● **Directions**
Only the lines from the start of the data through the line containing "from bokeh.resources import INLINE" should be written out, exactly as they are, with both ends included and the pictures left out.
** start of Dataset extract **
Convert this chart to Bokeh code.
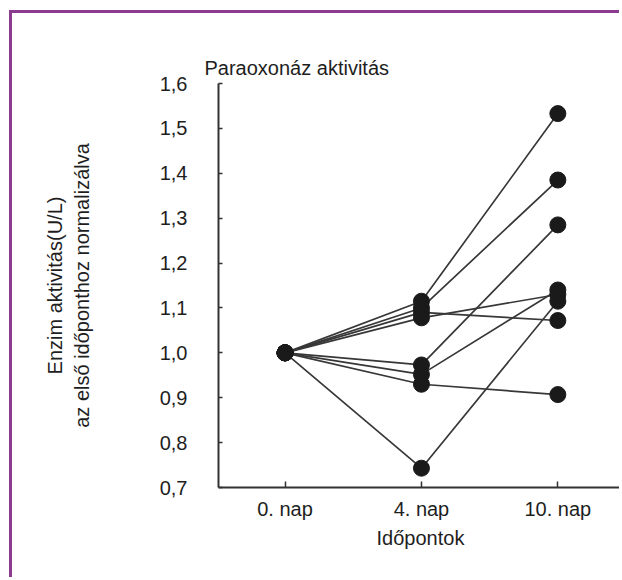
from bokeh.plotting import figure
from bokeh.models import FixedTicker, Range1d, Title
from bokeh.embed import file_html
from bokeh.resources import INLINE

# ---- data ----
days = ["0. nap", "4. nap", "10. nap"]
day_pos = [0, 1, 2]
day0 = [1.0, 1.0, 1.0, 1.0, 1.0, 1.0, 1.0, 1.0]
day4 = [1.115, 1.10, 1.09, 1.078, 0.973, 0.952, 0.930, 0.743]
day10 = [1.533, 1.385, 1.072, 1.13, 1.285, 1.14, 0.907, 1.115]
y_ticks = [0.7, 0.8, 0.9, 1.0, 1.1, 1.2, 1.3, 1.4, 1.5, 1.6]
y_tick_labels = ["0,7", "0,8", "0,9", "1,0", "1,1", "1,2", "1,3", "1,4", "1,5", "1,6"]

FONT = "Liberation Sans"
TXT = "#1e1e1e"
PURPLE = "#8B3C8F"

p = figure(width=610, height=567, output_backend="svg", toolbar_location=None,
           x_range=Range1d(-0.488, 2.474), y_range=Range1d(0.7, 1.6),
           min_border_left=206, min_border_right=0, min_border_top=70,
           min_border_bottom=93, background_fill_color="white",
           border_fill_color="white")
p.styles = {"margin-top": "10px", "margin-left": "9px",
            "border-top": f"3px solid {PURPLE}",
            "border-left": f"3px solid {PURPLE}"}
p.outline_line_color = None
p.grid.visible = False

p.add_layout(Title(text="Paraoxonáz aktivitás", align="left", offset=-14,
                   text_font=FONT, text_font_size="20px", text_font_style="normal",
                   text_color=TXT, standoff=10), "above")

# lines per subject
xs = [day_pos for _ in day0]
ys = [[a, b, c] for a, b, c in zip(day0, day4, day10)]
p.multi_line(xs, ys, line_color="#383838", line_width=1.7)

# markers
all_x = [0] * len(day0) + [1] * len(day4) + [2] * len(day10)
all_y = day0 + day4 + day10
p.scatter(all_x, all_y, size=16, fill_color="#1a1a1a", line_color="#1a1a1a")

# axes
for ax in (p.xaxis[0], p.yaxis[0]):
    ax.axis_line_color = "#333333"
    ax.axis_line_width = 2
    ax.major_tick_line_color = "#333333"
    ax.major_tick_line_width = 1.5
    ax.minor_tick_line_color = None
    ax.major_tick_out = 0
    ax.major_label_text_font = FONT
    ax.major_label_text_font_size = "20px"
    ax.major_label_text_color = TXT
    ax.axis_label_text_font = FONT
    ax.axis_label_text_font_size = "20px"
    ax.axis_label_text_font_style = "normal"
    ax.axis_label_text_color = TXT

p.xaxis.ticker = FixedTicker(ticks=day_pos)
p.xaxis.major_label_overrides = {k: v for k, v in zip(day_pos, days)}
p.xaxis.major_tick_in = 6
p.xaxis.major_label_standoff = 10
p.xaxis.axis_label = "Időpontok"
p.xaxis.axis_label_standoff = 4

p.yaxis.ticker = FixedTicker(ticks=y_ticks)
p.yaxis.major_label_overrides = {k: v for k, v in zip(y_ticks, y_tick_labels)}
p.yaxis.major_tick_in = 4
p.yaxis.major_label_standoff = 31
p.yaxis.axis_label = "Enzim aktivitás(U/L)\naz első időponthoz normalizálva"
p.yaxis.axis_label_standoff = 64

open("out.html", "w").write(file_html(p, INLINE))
** end of Dataset extract **
● **Final answer**
Convert this chart to Bokeh code.
from bokeh.plotting import figure
from bokeh.models import FixedTicker, Range1d, Title
from bokeh.embed import file_html
from bokeh.resources import INLINE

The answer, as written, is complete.